Congress faces a December 16 deadline to craft terms to fund the government through the current fiscal year, along with requests for more money for the military and Ukraine.

But the most controversial legislation will be over the debt ceiling, which sits just below $31.4 trillion and covers expenses only through early 2023. Democrats want to eliminate the debt ceiling altogether but don't have 60 votes in the Senate to make it happen, which is why they are likely to attempt to use the budget 'reconciliation' process to advance it on a straight party-line vote.

Politics aside, the government continues to be the Fed's worst enemy in fighting inflation by its apparent lack of willingness to control spending. FX markets understand that eliminating even the fig leaf of fiscal probity sends a bad message.

By contrast, the Treasury market has not shown the same concern, and prices remain firm.

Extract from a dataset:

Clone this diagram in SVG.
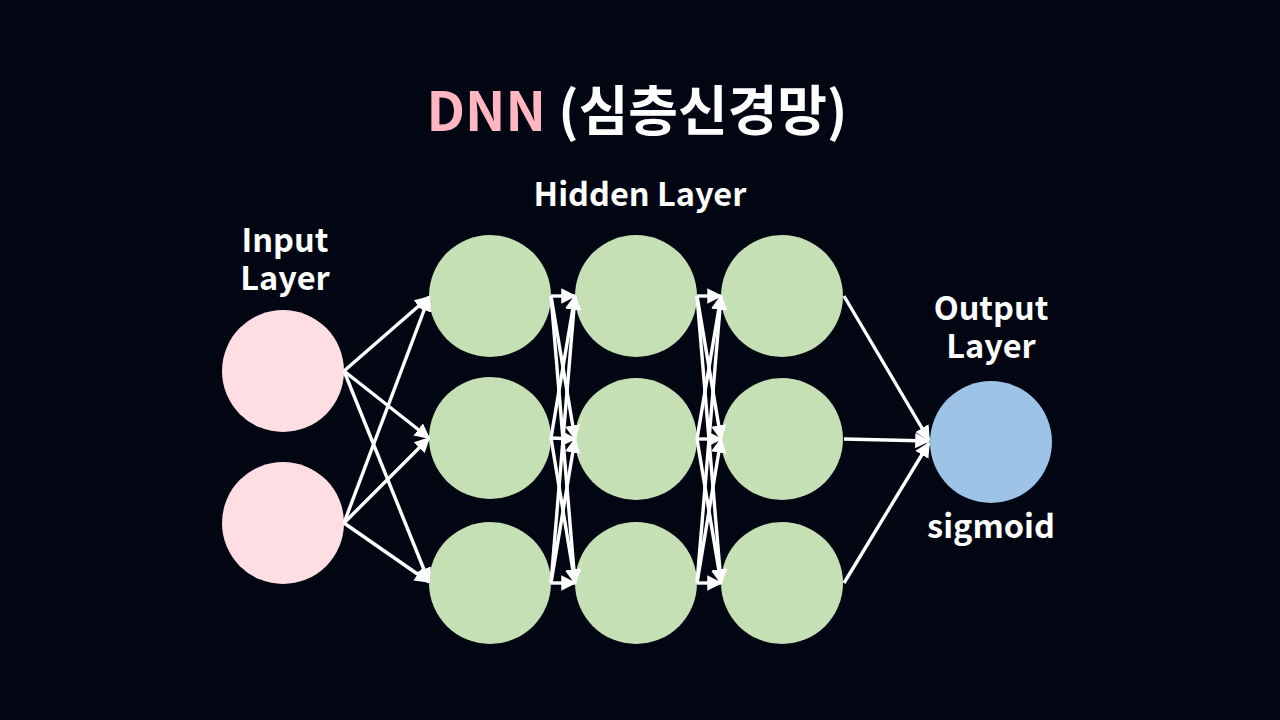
<svg xmlns="http://www.w3.org/2000/svg" width="1280" height="720" viewBox="0 0 1280 720">
<defs>
<marker id="arr" viewBox="0 0 10 10" refX="9" refY="5" markerWidth="4.5" markerHeight="4.5" orient="auto" markerUnits="strokeWidth">
<path d="M0,0 L10,5 L0,10 z" fill="#ffffff"/>
</marker>
<style>
.t{font-family:"Noto Sans CJK KR","Noto Sans",sans-serif;font-weight:700;fill:#ffffff;text-anchor:middle}
.in{fill:#FFDEE3}
.hid{fill:#C5E0B4}
.out{fill:#9DC3E6}
.c line{stroke:#ffffff;stroke-width:3.4;marker-end:url(#arr)}
</style>
</defs>
<rect width="1280" height="720" fill="#020612"/>
<text class="t" x="637" y="131" font-size="54"><tspan fill="#FFB6C1">DNN</tspan> (심층신경망)</text>
<text class="t" x="640" y="206" font-size="32.5">Hidden Layer</text>
<g id="input-label"><text class="t" font-size="32.5"><tspan x="285" y="252">Input</tspan><tspan x="285" y="290">Layer</tspan></text></g>
<g id="output-label"><text class="t" font-size="32.5"><tspan x="991" y="320">Output</tspan><tspan x="991" y="358">Layer</tspan></text></g>
<g id="i1"><circle class="in" cx="283" cy="371" r="61"/></g>
<g id="i2"><circle class="in" cx="283" cy="523" r="61"/></g>
<g id="h11"><circle class="hid" cx="490" cy="296" r="61"/></g>
<g id="h12"><circle class="hid" cx="490" cy="438" r="61"/></g>
<g id="h13"><circle class="hid" cx="490" cy="583" r="61"/></g>
<g id="h21"><circle class="hid" cx="636" cy="296" r="61"/></g>
<g id="h22"><circle class="hid" cx="636" cy="439" r="61"/></g>
<g id="h23"><circle class="hid" cx="636" cy="583" r="61"/></g>
<g id="h31"><circle class="hid" cx="782" cy="296" r="61"/></g>
<g id="h32"><circle class="hid" cx="782" cy="439" r="61"/></g>
<g id="h33"><circle class="hid" cx="782" cy="583" r="61"/></g>
<g id="o1"><circle class="out" cx="991" cy="442" r="61"/><text class="t" x="991" y="538" font-size="32.5">sigmoid</text></g>
<g id="connectors" class="c">
<line x1="344" y1="371" x2="429" y2="297"/>
<line x1="344" y1="371" x2="429" y2="438"/>
<line x1="344" y1="371" x2="429" y2="582"/>
<line x1="344" y1="523" x2="429" y2="297"/>
<line x1="344" y1="523" x2="429" y2="438"/>
<line x1="344" y1="523" x2="429" y2="582"/>
<line x1="551" y1="296" x2="575" y2="296"/>
<line x1="551" y1="296" x2="575" y2="439"/>
<line x1="551" y1="296" x2="575" y2="583"/>
<line x1="551" y1="438" x2="575" y2="296"/>
<line x1="551" y1="438" x2="575" y2="439"/>
<line x1="551" y1="438" x2="575" y2="583"/>
<line x1="551" y1="583" x2="575" y2="296"/>
<line x1="551" y1="583" x2="575" y2="439"/>
<line x1="551" y1="583" x2="575" y2="583"/>
<line x1="697" y1="296" x2="721" y2="296"/>
<line x1="697" y1="296" x2="721" y2="439"/>
<line x1="697" y1="296" x2="721" y2="583"/>
<line x1="697" y1="439" x2="721" y2="296"/>
<line x1="697" y1="439" x2="721" y2="439"/>
<line x1="697" y1="439" x2="721" y2="583"/>
<line x1="697" y1="583" x2="721" y2="296"/>
<line x1="697" y1="583" x2="721" y2="439"/>
<line x1="697" y1="583" x2="721" y2="583"/>
<line x1="844" y1="296" x2="929" y2="440"/>
<line x1="844" y1="439" x2="929" y2="441"/>
<line x1="844" y1="583" x2="929" y2="443"/>
</g>
</svg>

Given the profligate fiscal backdrop, and 7.7% CPI, lending long money to the government with a 3-handle doesn't appear to us as a great risk/reward trade.

Similarly, shouldn't the stimulative effect of a weaker dollar steepen the yield curve? Until just recently, the correlation between the yield curve (flatter) and the dollar (stronger) has been tight.

As we wrote last week, for these and other reasons, the curve looks like a cheap long play here.